Work on the project lasted for two years and finished in 2010. More than 5,000 families have since moved in.

Doubts began to form over the quality of the buildings when 451 families living there complained that the surface of their walls had cracked and peeled off in places, Xinhua News Agency reported on Saturday.

"The walls easily peel when I touch them and small pieces of plaster from the walls break up very easily," Huang Shaoting, a local resident who moved in in September, told Xinhua.

"I spent all my savings and borrowed another 70,000 yuan ($10,756) from my relatives and my child for the apartment. I planned to live a happy life in the new house, and I never thought I would be faced with troubles arising from poor construction right after I had moved in.

"(The wall peels off) partly because of the use of too much mortar, an additive which helps cement become sticky, so it can easily be daubed on the wall," an insider in the building industry, who requested anonymity, told China Daily on Sunday.

Mortar is often used because it is cheap, he added.

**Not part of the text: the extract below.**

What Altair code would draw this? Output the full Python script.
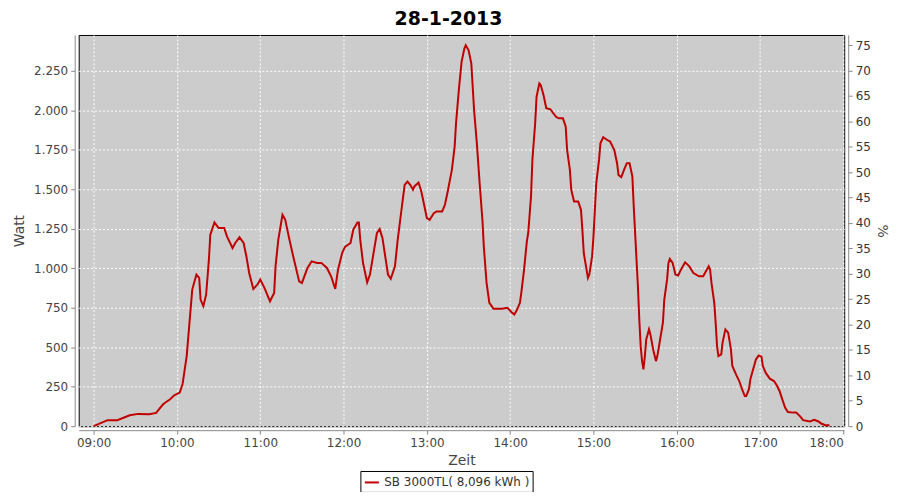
import altair as alt
import pandas as pd

# minutes after 09:00 and power (W)
minutes = [0, 10, 17, 26, 32, 40, 45, 47, 50, 55, 58, 62, 64, 67, 69, 71, 74, 76, 77, 79, 81,
           83, 84, 87, 90, 94, 96, 100, 102, 105, 108, 110, 112, 115, 118, 120, 123, 127, 130,
           131, 133, 136, 138, 141, 144, 148, 150, 154, 157, 161, 164, 168, 171, 174, 176, 179,
           181, 185, 187, 190, 191, 192, 194, 197, 199, 202, 204, 206, 208, 210, 212, 214, 217,
           219, 222, 224, 226, 228, 230, 231, 234, 236, 238, 240, 242, 245, 247, 251, 253, 255,
           258, 260, 261, 263, 265, 267, 268, 270, 272, 273, 274, 276, 278, 280, 281, 283, 285,
           288, 294, 298, 301, 303, 305, 307, 308, 310, 312, 313, 315, 316, 318, 319, 321, 322,
           324, 326, 329, 333, 335, 338, 340, 341, 343, 344, 346, 349, 351, 352, 353, 355, 356,
           357, 359, 360, 361, 362, 364, 365, 367, 370, 372, 375, 377, 378, 380, 382, 384, 386,
           388, 389, 390, 392, 393, 394, 395, 396, 397, 398, 400, 401, 403, 405, 406, 408, 410,
           411, 413, 414, 415, 417, 419, 421, 423, 426, 429, 432, 436, 439, 441, 443, 444, 445,
           447, 448, 449, 450, 452, 453, 455, 457, 459, 460, 463, 465, 467, 469, 470, 472, 473,
           475, 477, 479, 481, 482, 484, 487, 490, 492, 494, 496, 498, 500, 504, 506, 509, 511,
           516, 519, 522, 524, 527, 530]
watts = [0, 38, 38, 69, 78, 76, 84, 107, 139, 170, 196, 213, 265, 444, 655, 865, 960, 939, 802,
         760, 833, 1055, 1212, 1290, 1255, 1255, 1202, 1128, 1160, 1196, 1160, 1075, 970, 869,
         897, 928, 876, 791, 844, 1012, 1181, 1339, 1307, 1181, 1065, 917, 907, 1002, 1044,
         1034, 1034, 1002, 949, 869, 991, 1097, 1135, 1160, 1244, 1290, 1290, 1181, 1034, 911,
         960, 1118, 1223, 1248, 1192, 1075, 960, 933, 1012, 1181, 1391, 1528, 1549, 1528, 1497,
         1518, 1543, 1486, 1402, 1318, 1307, 1349, 1360, 1360, 1402, 1486, 1623, 1770, 1918,
         2128, 2307, 2391, 2412, 2381, 2297, 2149, 2002, 1791, 1538, 1307, 1139, 907, 781, 743,
         743, 750, 722, 707, 739, 781, 844, 991, 1170, 1223, 1454, 1686, 1918, 2086, 2170, 2160,
         2097, 2013, 2006, 1959, 1949, 1949, 1896, 1749, 1623, 1497, 1423, 1423, 1370, 1244,
         1097, 991, 939, 960, 1075, 1202, 1370, 1538, 1686, 1791, 1829, 1812, 1802, 1749, 1665,
         1591, 1577, 1623, 1665, 1665, 1581, 1391, 1223, 886, 676, 507, 412, 360, 444, 549, 613,
         581, 486, 412, 444, 549, 655, 802, 928, 1034, 1059, 1034, 960, 954, 991, 1038, 1012,
         970, 949, 949, 981, 1012, 991, 907, 781, 655, 507, 444, 455, 529, 613, 592, 486, 381,
         322, 286, 234, 191, 191, 234, 297, 360, 423, 448, 440, 381, 339, 301, 286, 259, 223,
         170, 118, 90, 86, 86, 61, 38, 30, 40, 30, 17, 6, 6]

series_name = "SB 3000TL( 8,096 kWh )"
watt_ticks = [0, 250, 500, 750, 1000, 1250, 1500, 1750, 2000, 2250]
pct_ticks = [0, 5, 10, 15, 20, 25, 30, 35, 40, 45, 50, 55, 60, 65, 70, 75]
hour_ticks = [9, 10, 11, 12, 13, 14, 15, 16, 17, 18]

df = pd.DataFrame({
    "hour": [9 + m / 60 for m in minutes],
    "watt": watts,
    "series": series_name,
})
pct_df = pd.DataFrame({"pct": pct_ticks})

FONT = "DejaVu Sans"
LBL = "#444444"

x_axis = alt.Axis(
    values=hour_ticks,
    labelExpr="(datum.value < 10 ? '0' : '') + datum.value + ':00'",
    title="Zeit", offset=4, tickSize=4, tickColor="#888888", domainColor="#888888",
    labelFont=FONT, labelFontSize=12, labelColor=LBL, labelPadding=3,
    titleFont=FONT, titleFontSize=14, titleFontWeight="normal", titleColor=LBL, titlePadding=5,
    grid=True, gridColor="white", gridDash=[2, 2], gridOpacity=1, gridWidth=1,
)

line = alt.Chart(df).mark_line(strokeWidth=2, interpolate="linear").encode(
    x=alt.X("hour:Q", scale=alt.Scale(domain=[8.82, 18.01], nice=False, zero=False), axis=x_axis),
    y=alt.Y("watt:Q", scale=alt.Scale(domain=[0, 2477], nice=False),
            axis=alt.Axis(
                values=watt_ticks,
                labelExpr="replace(format(datum.value, ','), ',', '.')",
                title="Watt", offset=4, tickSize=4, tickColor="#888888", domainColor="#888888",
                labelFont=FONT, labelFontSize=12, labelColor=LBL, labelPadding=3,
                titleFont=FONT, titleFontSize=14, titleFontWeight="normal", titleColor=LBL,
                titlePadding=7,
                grid=True, gridColor="white", gridDash=[2, 2], gridOpacity=1, gridWidth=1,
            )),
    color=alt.Color("series:N", scale=alt.Scale(range=["#c00000"]),
                    legend=alt.Legend(
                        title=None, orient="none", legendX=283, legendY=438,
                        symbolType="stroke", symbolSize=200, symbolStrokeWidth=2,
                        labelFont=FONT, labelFontSize=12, labelColor="#333333",
                        strokeColor="black", fillColor="white", padding=3,
                        cornerRadius=0, labelOffset=4,
                    )),
)

pct = alt.Chart(pct_df).mark_rule(opacity=0).encode(
    y=alt.Y("pct:Q", scale=alt.Scale(domain=[0, 77], nice=False),
            axis=alt.Axis(
                values=pct_ticks, orient="right", title="%", offset=4, tickSize=4,
                tickColor="#888888", domainColor="#888888",
                labelFont=FONT, labelFontSize=12, labelColor="#333333", labelPadding=3,
                titleFont=FONT, titleFontSize=14, titleFontWeight="normal", titleColor=LBL,
                titlePadding=4, grid=False,
            )),
)

chart = alt.layer(line, pct).resolve_scale(y="independent").properties(
    width=769, height=393,
    padding={"left": 71, "top": 26, "right": 48, "bottom": 65},
    autosize=alt.AutoSizeParams(type="none"),
    title=alt.TitleParams("28-1-2013", font=FONT, fontSize=19, fontWeight="bold",
                          color="black", anchor="middle", dx=-13, offset=6),
).configure_view(fill="#cccccc", stroke="black", strokeWidth=1)

chart.save("out.html", embed_options={"renderer": "svg", "actions": False})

By Saturday, crews had made repairs to substandard walls in 293 of the project's houses. The renovation work will be finished in the next few days, the developer told Xinhua.

In recent years, China has moved faster to build housing projects for poor residents.

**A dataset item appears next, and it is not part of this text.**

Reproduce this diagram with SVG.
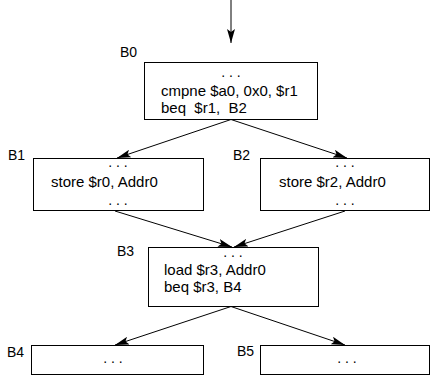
<svg xmlns="http://www.w3.org/2000/svg" width="430" height="377" viewBox="0 0 430 377">
<style>
  rect.blk { fill: #ffffff; stroke: #000000; stroke-width: 1; }
  text { font-family: "Liberation Sans", Arial, sans-serif; font-size: 15px; fill: #000000; white-space: pre; }
  text.lbl { font-size: 14px; }
  text.c { text-anchor: middle; font-size: 14px; }
  line.e { stroke: #000000; stroke-width: 1; marker-end: url(#ah); }
</style>
<defs>
  <marker id="ah" markerWidth="15" markerHeight="8" refX="14" refY="4" orient="auto" markerUnits="userSpaceOnUse">
    <path d="M0,0 L14,4 L0,8 L3,4 Z" fill="#000000"/>
  </marker>
</defs>
<rect width="430" height="377" fill="#ffffff"/>
<g id="connectors">
  <line class="e" x1="231" y1="0" x2="231" y2="43"/>
  <line class="e" x1="231" y1="119.5" x2="117" y2="158"/>
  <line class="e" x1="231" y1="119.5" x2="347" y2="158"/>
  <line class="e" x1="115" y1="211" x2="232" y2="247"/>
  <line class="e" x1="345" y1="211" x2="234" y2="247"/>
  <line class="e" x1="231" y1="306.5" x2="115" y2="345"/>
  <line class="e" x1="231" y1="306.5" x2="345" y2="345"/>
</g>
<g id="B0">
  <text class="lbl" x="120" y="57">B0</text>
  <rect class="blk" x="144.5" y="62.5" width="173" height="57"/>
  <text class="c" x="231" y="77">. . .</text>
  <text x="161" y="96">cmpne $a0, 0x0, $r1</text>
  <text x="161" y="113">beq  $r1,  B2</text>
</g>
<g id="B1">
  <text class="lbl" x="8" y="160">B1</text>
  <rect class="blk" x="33.5" y="158.5" width="170" height="52"/>
  <text class="c" x="118" y="167">. . .</text>
  <text x="51" y="187">store $r0, Addr0</text>
  <text class="c" x="118" y="205">. . .</text>
</g>
<g id="B2">
  <text class="lbl" x="233" y="160">B2</text>
  <rect class="blk" x="260.5" y="158.5" width="169" height="52"/>
  <text class="c" x="345" y="167">. . .</text>
  <text x="279" y="187">store $r2, Addr0</text>
  <text class="c" x="345" y="205">. . .</text>
</g>
<g id="B3">
  <text class="lbl" x="117" y="256">B3</text>
  <rect class="blk" x="148.5" y="247.5" width="170" height="59"/>
  <text class="c" x="233" y="257">. . .</text>
  <text x="164" y="275">load $r3, Addr0</text>
  <text x="164" y="292">beq $r3, B4</text>
</g>
<g id="B4">
  <text class="lbl" x="7" y="357">B4</text>
  <rect class="blk" x="31.5" y="345.5" width="172" height="29"/>
  <text class="c" x="113" y="363">. . .</text>
</g>
<g id="B5">
  <text class="lbl" x="237" y="356">B5</text>
  <rect class="blk" x="260.5" y="345.5" width="169" height="29"/>
  <text class="c" x="347" y="363">. . .</text>
</g>
</svg>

In 2010, the country began putting up 5.9 million subsidized apartments for low-income residents and shantytown dwellers, building 100,000 more houses than it had first planned.

And the construction of a further 10 million apartments will begin this year, according to official figures.

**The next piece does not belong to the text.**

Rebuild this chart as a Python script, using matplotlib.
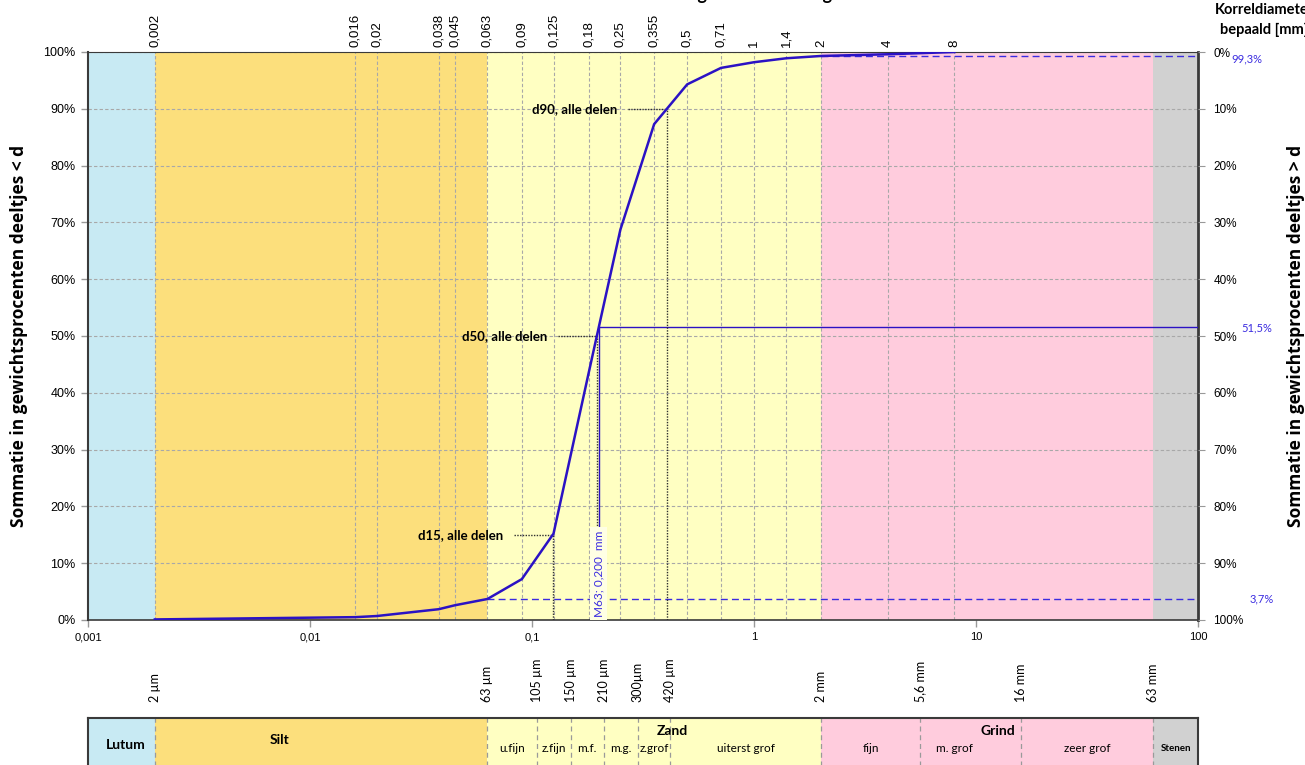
import numpy as np
import matplotlib
matplotlib.use("Agg")
import matplotlib.pyplot as plt
from matplotlib.transforms import blended_transform_factory

# ---- data -------------------------------------------------------------
sieve_mm = [0.002, 0.016, 0.02, 0.038, 0.045, 0.063, 0.09, 0.125, 0.18,
            0.25, 0.355, 0.5, 0.71, 1, 1.4, 2, 4, 8]
passing_pct = [0.1, 0.5, 0.7, 1.9, 2.6, 3.7, 7.2, 15.2, 43.5,
               68.7, 87.3, 94.3, 97.2, 98.2, 98.9, 99.3, 99.6, 100.0]
sieve_labels = ["0,002", "0,016", "0,02", "0,038", "0,045", "0,063", "0,09",
                "0,125", "0,18", "0,25", "0,355", "0,5", "0,71", "1", "1,4",
                "2", "4", "8"]

d_levels = [15, 50, 90]
d_names = ["d15, alle delen", "d50, alle delen", "d90, alle delen"]

m63_mm = 0.200
m63_pct = 51.5
fines_mm, fines_pct = 0.063, 3.7
gravel_mm, gravel_pct = 2, 99.3

x_ticks = [0.001, 0.01, 0.1, 1, 10, 100]
x_tick_labels = ["0,001", "0,01", "0,1", "1", "10", "100"]
y_ticks = [0, 10, 20, 30, 40, 50, 60, 70, 80, 90, 100]

# main soil classes (mm)
class_bounds = [0.001, 0.002, 0.063, 2, 63, 100]
class_names = ["Lutum", "Silt", "Zand", "Grind", "Stenen"]
class_colors = ["#C8EAF3", "#FCDF7C", "#FFFFC2", "#FFCCDD", "#D1D1D1"]

# sub classes and their boundaries (mm)
bound_mm = [0.002, 0.063, 0.105, 0.15, 0.21, 0.3, 0.42, 2, 5.6, 16, 63]
bound_labels = ["2 µm", "63 µm", "105 µm", "150 µm", "210 µm", "300µm",
                "420 µm", "2 mm", "5,6 mm", "16 mm", "63 mm"]
sub_names = ["u.fijn", "z.fijn", "m.f.", "m.g.", "z.grof", "uiterst grof",
             "fijn", "m. grof", "zeer grof"]

# ---- style --------------------------------------------------------------
plt.rcParams["font.family"] = ["Liberation Sans", "DejaVu Sans"]
LBL = ["Lato", "DejaVu Sans"]
AXL = ["Open Sans", "DejaVu Sans"]
BLUE = "#2B12C4"
LBLUE = "#3A2BE0"
GRID = "#A8A8A8"
DASH = (0, (3, 2))
SPINE = "#3A3A3A"

W, H = 1305, 765
fig = plt.figure(figsize=(W / 100, H / 100), dpi=100)


def px_box(left, top, right, bottom):
    return [left / W, 1 - bottom / H, (right - left) / W, (bottom - top) / H]


ax = fig.add_axes(px_box(88, 52, 1198, 620))
ax.set_xscale("log")
ax.set_xlim(class_bounds[0], class_bounds[-1])
ax.set_ylim(0, 100)

# class background bands
for lo, hi, c in zip(class_bounds[:-1], class_bounds[1:], class_colors):
    ax.axvspan(lo, hi, color=c, lw=0, zorder=0)

# grid: horizontal at every 10 %, vertical at every sieve
ax.set_yticks(y_ticks)
ax.set_yticklabels([f"{v}%" for v in y_ticks], fontsize=9)
ax.yaxis.grid(True, color=GRID, ls=DASH, lw=0.8)
for s in sieve_mm:
    ax.axvline(s, color=GRID, ls=DASH, lw=0.8, zorder=1.5)

ax.set_xticks(x_ticks)
ax.set_xticklabels(x_tick_labels, fontsize=8)
ax.xaxis.set_minor_locator(plt.NullLocator())
ax.tick_params(axis="both", direction="out", length=5, color="#999999",
               width=1, pad=4)

for side in ["left", "right", "top", "bottom"]:
    ax.spines[side].set_color(SPINE)
ax.spines["left"].set_linewidth(1.5)
ax.spines["right"].set_linewidth(2)
ax.spines["bottom"].set_linewidth(1.2)
ax.spines["top"].set_linewidth(0.8)

# grading curve
ax.plot(sieve_mm, passing_pct, color=BLUE, lw=1.8, zorder=5)

# fines / gravel reference lines
ax.plot([fines_mm, class_bounds[-1]], [fines_pct, fines_pct], color=LBLUE,
        lw=1, ls=(0, (5, 3)), zorder=4)
ax.plot([gravel_mm, class_bounds[-1]], [gravel_pct, gravel_pct], color=LBLUE,
        lw=1, ls=(0, (5, 3)), zorder=4)

# median (M63) marker lines
ax.plot([m63_mm, class_bounds[-1]], [m63_pct, m63_pct], color=BLUE, lw=1,
        zorder=4)
ax.plot([m63_mm, m63_mm], [0, m63_pct], color=BLUE, lw=1, zorder=4)

# d-values by log interpolation of the curve
log_s = np.log10(sieve_mm)
for lvl, name in zip(d_levels, d_names):
    d = 10 ** np.interp(lvl, passing_pct, log_s)
    ax.plot([d, d], [0, lvl], color="#303030", lw=1, ls=(0, (1, 1)), zorder=4.5)
    ax.plot([d / 10 ** 0.176, d], [lvl, lvl], color="#303030", lw=1,
            ls=(0, (1, 1)), zorder=4.5)
    ax.text(d / 10 ** 0.224, lvl, name, ha="right", va="center",
            fontsize=9.5, fontweight="bold", family=LBL, zorder=6)

ax.text(m63_mm, 0.6, f"M63; {m63_mm:.3f}  mm".replace(".", ","),
        rotation=90, ha="center", va="bottom", fontsize=8.5, color=LBLUE,
        family=LBL, zorder=6,
        bbox=dict(boxstyle="square,pad=0.25", fc="#FFFFE4", ec="none"))

# sieve labels along the top
top_tr = blended_transform_factory(ax.transData, ax.transAxes)
for s, lab in zip(sieve_mm, sieve_labels):
    ax.text(s, 1.009, lab, rotation=90, ha="center", va="bottom",
            fontsize=9.5, transform=top_tr)

# value labels to the right
right_tr = blended_transform_factory(ax.transAxes, ax.transData)
for val, xo in [(gravel_pct, 1.044), (m63_pct, 1.053), (fines_pct, 1.057)]:
    ax.text(xo, val - (0.6 if val > 99 else 0), f"{val:.1f}%".replace(".", ","),
            transform=right_tr, ha="center", va="center", fontsize=8,
            color=LBLUE, family=LBL)

ax.set_ylabel("Sommatie in gewichtsprocenten deeltjes < d", fontsize=12.5,
              fontweight="bold", family=AXL, labelpad=11)

# right-hand axis: fraction retained
ax2 = ax.twinx()
ax2.set_ylim(100, 0)
ax2.set_yticks(y_ticks)
ax2.set_yticklabels([f"{v}%" for v in y_ticks], fontsize=8.5)
ax2.tick_params(axis="y", direction="out", length=5, color="#999999", pad=6)
for side in ["left", "right", "top", "bottom"]:
    ax2.spines[side].set_visible(False)
fig.text(1296 / W, 1 - 336 / H, "Sommatie in gewichtsprocenten deeltjes > d",
         rotation=90, ha="center", va="center", fontsize=12.5,
         fontweight="bold", family=AXL)

fig.text(0.567, 1.0, "Korrelgrootteverdeling", ha="center", va="baseline",
         fontsize=13, fontweight="bold", family=LBL)
fig.text(1264 / W, 1 - 20 / H, "Korreldiameter\nbepaald [mm]", ha="center",
         va="center", fontsize=10.5, fontweight="bold", family=LBL,
         linespacing=1.55)

# ---- classification bar ----------------------------------------------------
bar = fig.add_axes(px_box(88, 718, 1198, 772))
bar.set_xscale("log")
bar.set_xlim(class_bounds[0], class_bounds[-1])
bar.set_ylim(0, 1)
bar.set_xticks([])
bar.set_yticks([])
bar.xaxis.set_minor_locator(plt.NullLocator())
for lo, hi, c in zip(class_bounds[:-1], class_bounds[1:], class_colors):
    bar.axvspan(lo, hi, color=c, lw=0, zorder=0)
for b in bound_mm:
    bar.axvline(b, color="#9A9A9A", ls=(0, (4, 3)), lw=0.9, zorder=1)
for side in ["left", "right", "top", "bottom"]:
    bar.spines[side].set_color(SPINE)
    bar.spines[side].set_linewidth(1.5)

bar_tr = blended_transform_factory(bar.transData, bar.transAxes)
for b, lab in zip(bound_mm, bound_labels):
    bar.text(b, 1.30, lab, rotation=90, ha="center", va="bottom",
             fontsize=9, family=LBL, transform=bar_tr)

# sub-class names, centred between their boundaries (log scale)
sub_lo = bound_mm[1:-1]
sub_hi = bound_mm[2:]
for lo, hi, name in zip(sub_lo, sub_hi, sub_names):
    xc = np.sqrt(lo * hi)
    if name == "m. grof":
        xc = xc / 10 ** 0.075
    bar.text(xc, 0.44, name, ha="center", va="center", fontsize=8.5,
             family=LBL, transform=bar_tr)

bar.text(np.sqrt(class_bounds[0] * class_bounds[1]) * 1.05, 0.5, "Lutum",
         ha="center", va="center", fontsize=10, fontweight="bold",
         family=LBL, transform=bar_tr)
bar.text(0.0073, 0.59, "Silt", ha="center", va="center", fontsize=10,
         fontweight="bold", family=LBL, transform=bar_tr)
bar.text(0.43, 0.76, "Zand", ha="center", va="center", fontsize=10,
         fontweight="bold", family=LBL, transform=bar_tr)
bar.text(12.5, 0.76, "Grind", ha="center", va="center", fontsize=10,
         fontweight="bold", family=LBL, transform=bar_tr)
bar.text(np.sqrt(class_bounds[4] * class_bounds[5]), 0.44, "Stenen",
         ha="center", va="center", fontsize=7, fontweight="bold",
         family=LBL, transform=bar_tr)

fig.savefig("out.png", dpi=100)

With the progress have come concerns from the public about the projects' construction quality and about the living conditions inside them. Those have been bolstered by media reports saying that some houses have been shoddily constructed or built in remote places.

In December 2010, a 107,000-square-meter subsidized housing project in Wuhan, capital of Central China's Hubei province, was found to have been built on land polluted by a chemical plant that had once occupied the site.

In October, a building project, named Sunny Paradise, in Beijing, became the first government-subsidized apartments in the city to be demolished because they were built with substandard concrete.

The Ministry of Housing and Urban-Rural Development has encouraged its branches at all levels to strengthen their supervision of construction quality and to pay special attention to public housing this year.

The ministry will begin a two-month special examination of the quality of buildings in August, concentrating on projects built using local government subsidies, according to an announcement on its website.